All of the data should be output character for character, except the pictures.
*** INPUT MATERIAL ***
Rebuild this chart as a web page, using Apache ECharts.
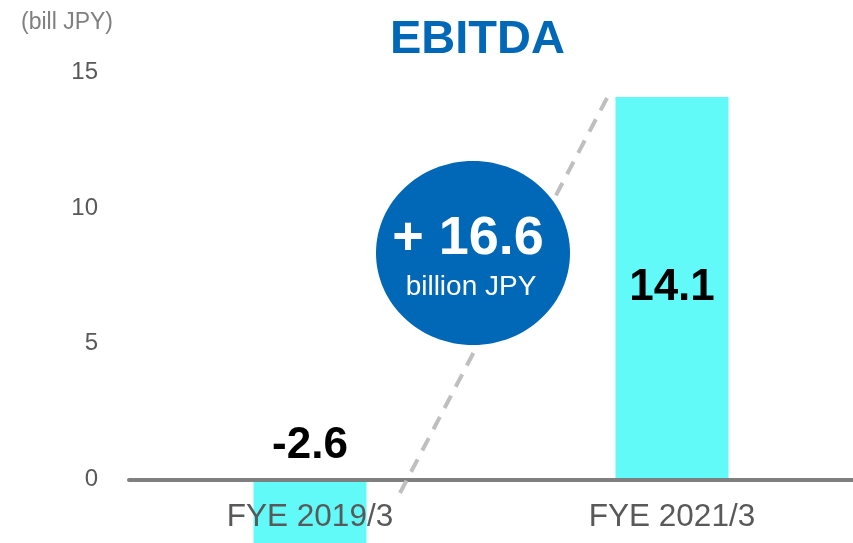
<!doctype html>
<html lang="en">
<head>
<meta charset="UTF-8">
<script src="https://cdn.jsdelivr.net/npm/echarts@6/dist/echarts.min.js"></script>
<style>
  html, body { margin: 0; padding: 0; background: #fff; }
  #main { width: 853px; height: 543px; }
</style>
</head>
<body>
<div id="main"></div>
<script>
// chart data
var categories = ['FYE 2019/3', 'FYE 2021/3'];
var ebitda = [-2.6, 14.1];
var yTicks = { min: 0, max: 15, interval: 5 };
var changeText = '+ 16.6';
var changeUnit = 'billion JPY';

var myChart = echarts.init(document.getElementById('main'));

var barData = ebitda.map(function (v) {
    return {
        value: v,
        label: v < 0
            ? { position: 'top', distance: 12 }
            : { position: 'inside' }
    };
});

var option = {
    animation: false,
    title: [{
        text: 'EBITDA',
        left: 385,
        top: 12,
        textStyle: { color: '#0068B6', fontSize: 47, fontWeight: 'bold', fontFamily: 'Liberation Sans' }
    }, {
        text: '(bill JPY)',
        left: 16,
        top: 6,
        textStyle: { color: '#7F7F7F', fontSize: 23, fontWeight: 'normal', fontFamily: 'Liberation Sans' }
    }],
    grid: {
        left: 129,
        right: 0,
        top: 72.5,
        bottom: 63.5,
        outerBoundsMode: 'none'
    },
    xAxis: {
        type: 'category',
        data: categories,
        z: 5,
        axisLine: { lineStyle: { color: '#7F7F7F', width: 4 } },
        axisTick: { show: false },
        axisLabel: { color: '#595959', fontSize: 31.5, margin: 22, fontFamily: 'Liberation Sans' }
    },
    yAxis: {
        type: 'value',
        min: yTicks.min,
        max: yTicks.max,
        interval: yTicks.interval,
        axisLine: { show: false },
        axisTick: { show: false },
        splitLine: { show: false },
        axisLabel: { color: '#595959', fontSize: 24, margin: 31, fontFamily: 'Liberation Sans' }
    },
    series: [{
        type: 'bar',
        data: barData,
        barWidth: 113,
        clip: false,
        itemStyle: { color: '#62F9F9' },
        label: {
            show: true,
            color: '#000',
            fontSize: 44,
            fontWeight: 'bold',
            fontFamily: 'Liberation Sans'
        }
    }],
    graphic: [{
        type: 'line',
        z: 10,
        shape: { x1: 400, y1: 493, x2: 607, y2: 98 },
        style: { stroke: '#BFBFBF', lineWidth: 4, lineDash: [14, 10] }
    }, {
        type: 'ellipse',
        z: 11,
        shape: { cx: 473, cy: 253, rx: 97, ry: 92 },
        style: { fill: '#0068B6' }
    }, {
        type: 'text',
        z: 12,
        x: 468,
        y: 239,
        style: {
            text: changeText, fill: '#fff', font: 'bold 54px "Liberation Sans"',
            align: 'center', verticalAlign: 'middle'
        }
    }, {
        type: 'text',
        z: 12,
        x: 471,
        y: 287,
        style: {
            text: changeUnit, fill: '#fff', font: '28px "Liberation Sans"',
            align: 'center', verticalAlign: 'middle'
        }
    }]
};
myChart.setOption(option);
</script>
</body>
</html>
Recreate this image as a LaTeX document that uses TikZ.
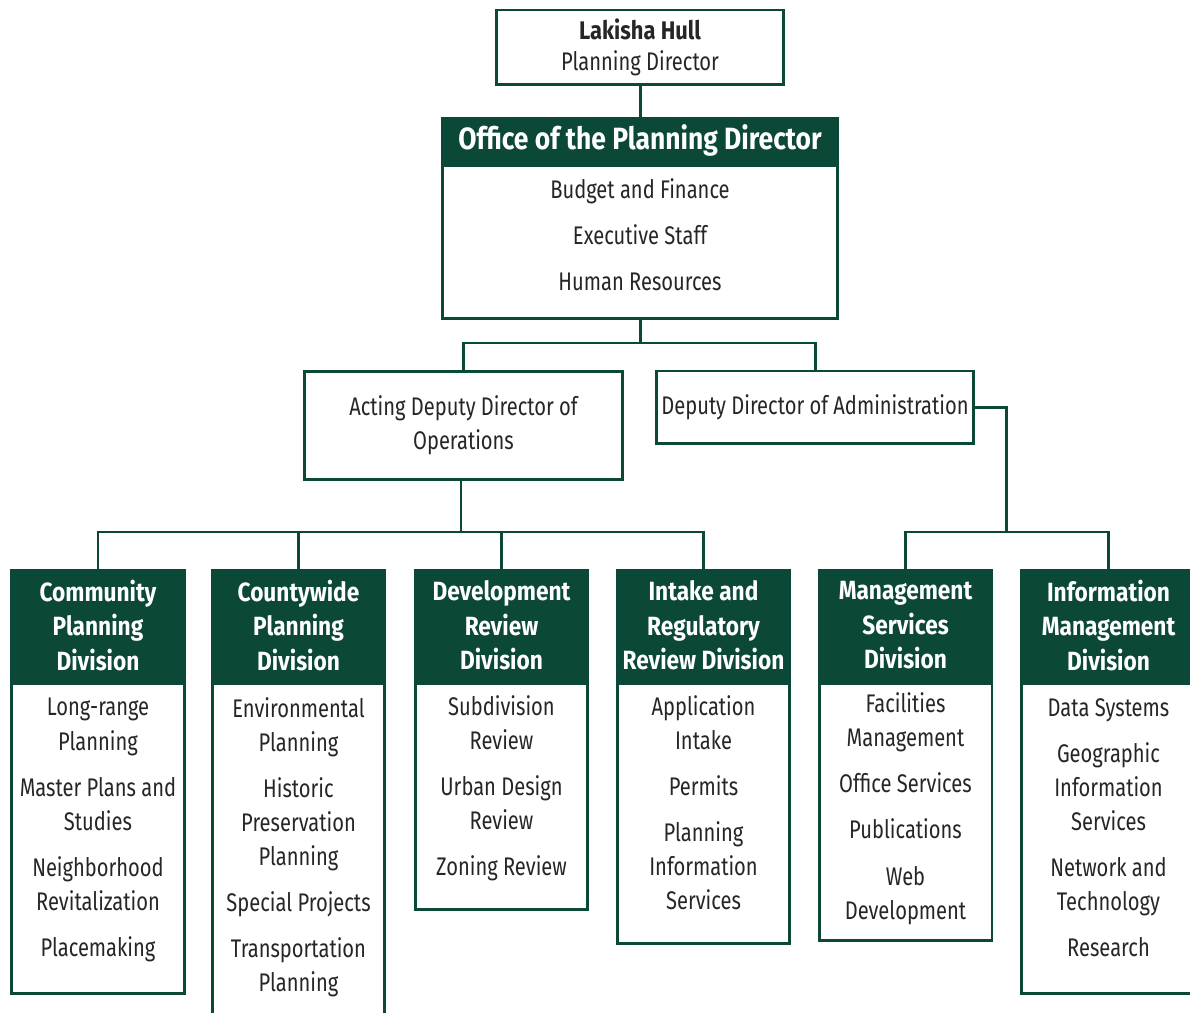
***
### ANSWER TO THIS EXERCISE
Rebuild this chart as a web page, using Apache ECharts.
<!doctype html>
<html lang="en">
<head>
<meta charset="UTF-8">
<script src="https://cdn.jsdelivr.net/npm/echarts@6/dist/echarts.min.js"></script>
<style>
  html, body { margin: 0; padding: 0; background: #fff; }
  #main { width: 853px; height: 543px; }
</style>
</head>
<body>
<div id="main"></div>
<script>
// chart data
var categories = ['FYE 2019/3', 'FYE 2021/3'];
var ebitda = [-2.6, 14.1];
var yTicks = { min: 0, max: 15, interval: 5 };
var changeText = '+ 16.6';
var changeUnit = 'billion JPY';

var myChart = echarts.init(document.getElementById('main'));

var barData = ebitda.map(function (v) {
    return {
        value: v,
        label: v < 0
            ? { position: 'top', distance: 12 }
            : { position: 'inside' }
    };
});

var option = {
    animation: false,
    title: [{
        text: 'EBITDA',
        left: 385,
        top: 12,
        textStyle: { color: '#0068B6', fontSize: 47, fontWeight: 'bold', fontFamily: 'Liberation Sans' }
    }, {
        text: '(bill JPY)',
        left: 16,
        top: 6,
        textStyle: { color: '#7F7F7F', fontSize: 23, fontWeight: 'normal', fontFamily: 'Liberation Sans' }
    }],
    grid: {
        left: 129,
        right: 0,
        top: 72.5,
        bottom: 63.5,
        outerBoundsMode: 'none'
    },
    xAxis: {
        type: 'category',
        data: categories,
        z: 5,
        axisLine: { lineStyle: { color: '#7F7F7F', width: 4 } },
        axisTick: { show: false },
        axisLabel: { color: '#595959', fontSize: 31.5, margin: 22, fontFamily: 'Liberation Sans' }
    },
    yAxis: {
        type: 'value',
        min: yTicks.min,
        max: yTicks.max,
        interval: yTicks.interval,
        axisLine: { show: false },
        axisTick: { show: false },
        splitLine: { show: false },
        axisLabel: { color: '#595959', fontSize: 24, margin: 31, fontFamily: 'Liberation Sans' }
    },
    series: [{
        type: 'bar',
        data: barData,
        barWidth: 113,
        clip: false,
        itemStyle: { color: '#62F9F9' },
        label: {
            show: true,
            color: '#000',
            fontSize: 44,
            fontWeight: 'bold',
            fontFamily: 'Liberation Sans'
        }
    }],
    graphic: [{
        type: 'line',
        z: 10,
        shape: { x1: 400, y1: 493, x2: 607, y2: 98 },
        style: { stroke: '#BFBFBF', lineWidth: 4, lineDash: [14, 10] }
    }, {
        type: 'ellipse',
        z: 11,
        shape: { cx: 473, cy: 253, rx: 97, ry: 92 },
        style: { fill: '#0068B6' }
    }, {
        type: 'text',
        z: 12,
        x: 468,
        y: 239,
        style: {
            text: changeText, fill: '#fff', font: 'bold 54px "Liberation Sans"',
            align: 'center', verticalAlign: 'middle'
        }
    }, {
        type: 'text',
        z: 12,
        x: 471,
        y: 287,
        style: {
            text: changeUnit, fill: '#fff', font: '28px "Liberation Sans"',
            align: 'center', verticalAlign: 'middle'
        }
    }]
};
myChart.setOption(option);
</script>
</body>
</html>
Recreate this image as a LaTeX document that uses TikZ.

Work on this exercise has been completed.